画像:セリエA第21節ナポリ対ユベントス7

 枠を捉えたシュートはシュチェスニー選手がストップするも、こぼれ球をジーリンスキ選手が押し込んでナポリが先制することになりました。

 崩され方としては「第15節ラツィオ戦の1失点目と同じ」です。この時も相手のエース FW であるインモービレ選手を見ていたのは MF のベンタンクール選手で、最終ラインの CB 陣はブロックを作ることを優先し、相手に時間とスペースを与えていたからです。

 チーム内で最も守備力に長けているはずの DF 陣が相手 FW 陣と対峙するよりも、ゴールとの間にブロックを敷くことを優先しているのですから、クリーンヒットをもらうリスクは避けようがないと言わざるを得ないでしょう。

 

■ 86分の2失点も『完全ゾーンディフェンス』による弊害

 また、86分に喫した2失点目も『ゾーンディフェンス』による弊害が色濃く現れています。この場面はナポリの最終ラインからのフィードをエルマス選手が胸トラップでインシーニェ選手に預け、インシーニェ選手からの縦パスに反応する所から始まります。

画像:セリエA第21節ナポリ対ユベントス8

 抜け出しに成功したエルマス選手はそのままサイドライン際をドリブル。ユベントスはデ・リフト選手がスライドして対応し、ナポリのミリク選手は「広くなった CB 間」を突く形で前方にスプリントを開始します。

画像:セリエA第21節ナポリ対ユベントス9

 エルマス選手は縦方向にスプリントをするミリク選手へのパスを選択。ミリク選手はそのままドリブルで深い位置まで侵入します。

画像:セリエA第21節ナポリ対ユベントス10

 ミリク選手はここでクロスを入れたのですが、ゴール前に詰めるナポリの選手は不在。ボールはそのまま逆サイドまで流れる結果となりました。

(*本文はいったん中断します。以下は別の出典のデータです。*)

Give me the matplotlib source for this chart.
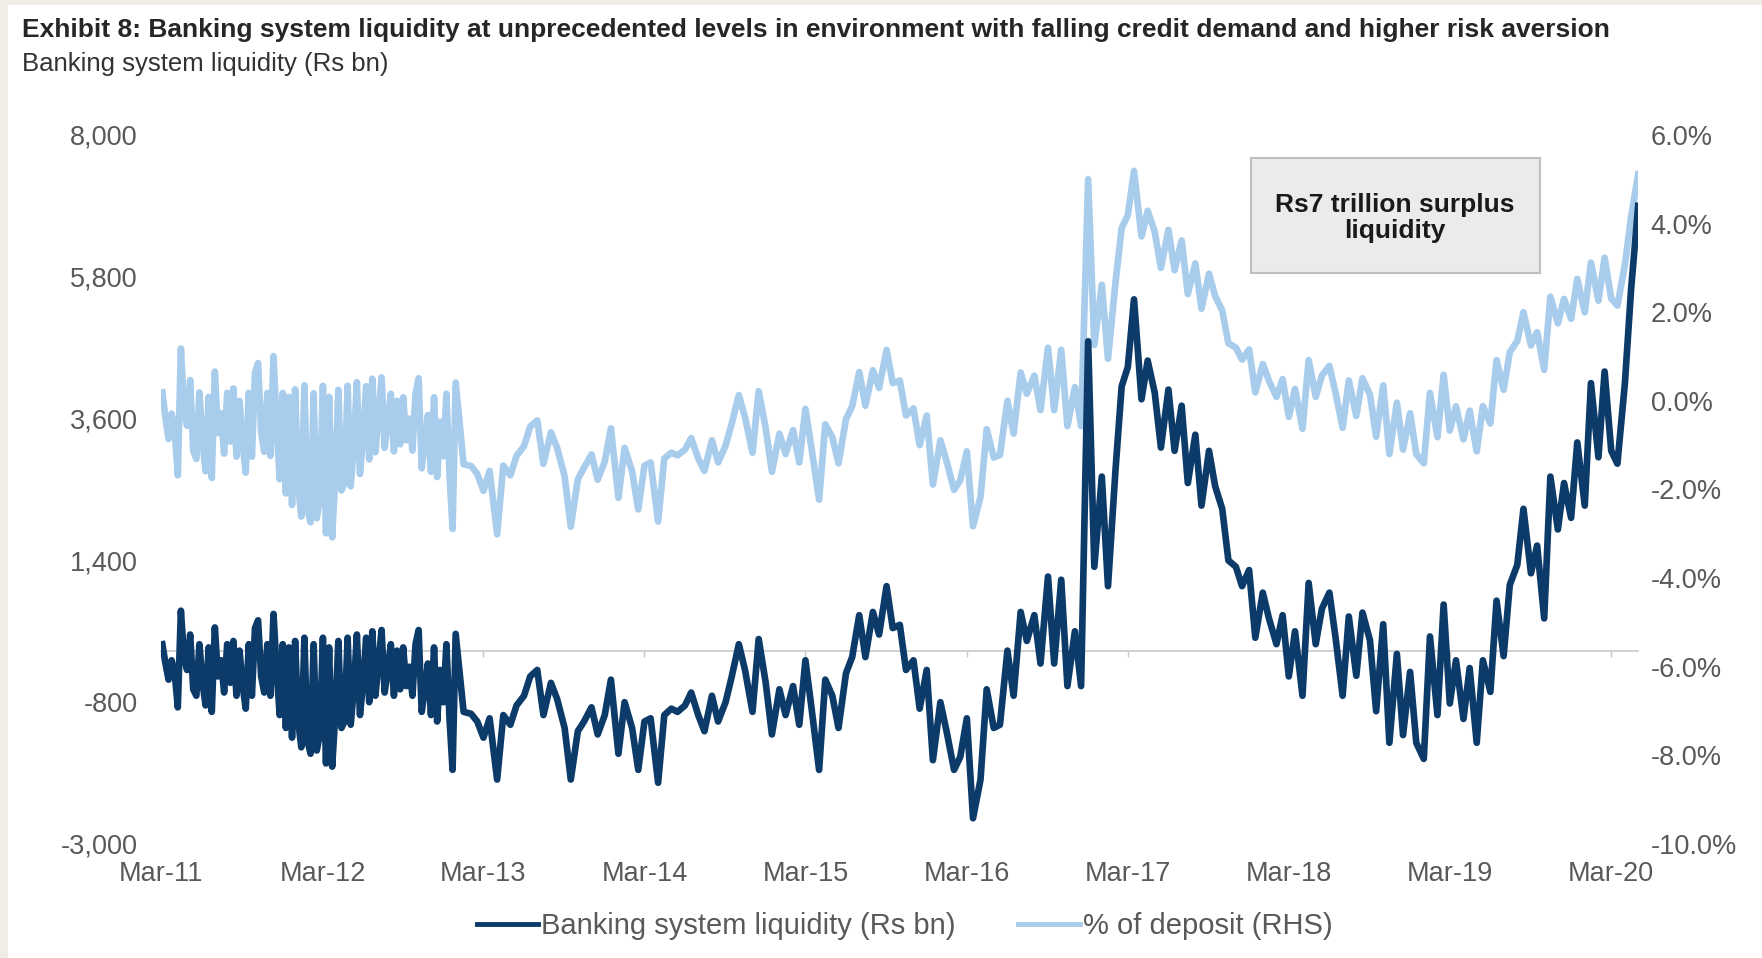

 ただ、ユベントスの選手も(A・サンドロ選手がゴール前に絞っていたため)逆サイドは無人で結果的にカジェホン選手が回収に成功。そこからクロスが供給され、インシーニェ選手のボレーシュートでユベントスを突き放しました。

画像:セリエA第21節ナポリ対ユベントス11

 この場面で問題なのは「ユベントスの守備陣全員がボールウォッチャーになっていること」でしょう。誰もミリク選手やインシーニェ選手を見ていないのです。

 クロスを入れるミリク選手に付いていたボヌッチ選手は “デ・リフト選手の前方にある自らの持ち場” に向けて走っていますし、クアドラード選手も “持ち場” に向けて移動中です。この守り方は的確とは言えないでしょう。

 アッレグリ監督なら「ミリクの対応に当たったボヌッチは右(でマンマーク)」にし、「デ・リフトは左のスペースをケア」し、「クアドラードはインシーニェをマンマークで見る」と『ゾーンを一時的に解除』する形で守ったと考えられるからです。

 

 個々の選手がデュエルの際にミスをしているなら、メンタリティーなどでカバーできるでしょう。ただ、守備システムの “欠点” を上手く突かれているのですから、キエッリーニ選手がピッチ上にしても結果は同じです。

 ラツィオ戦で浮き彫りになった “欠点” を修正できている兆しが見えていないことはネガティブな要因です。修正の見通しが立つのかに注目です。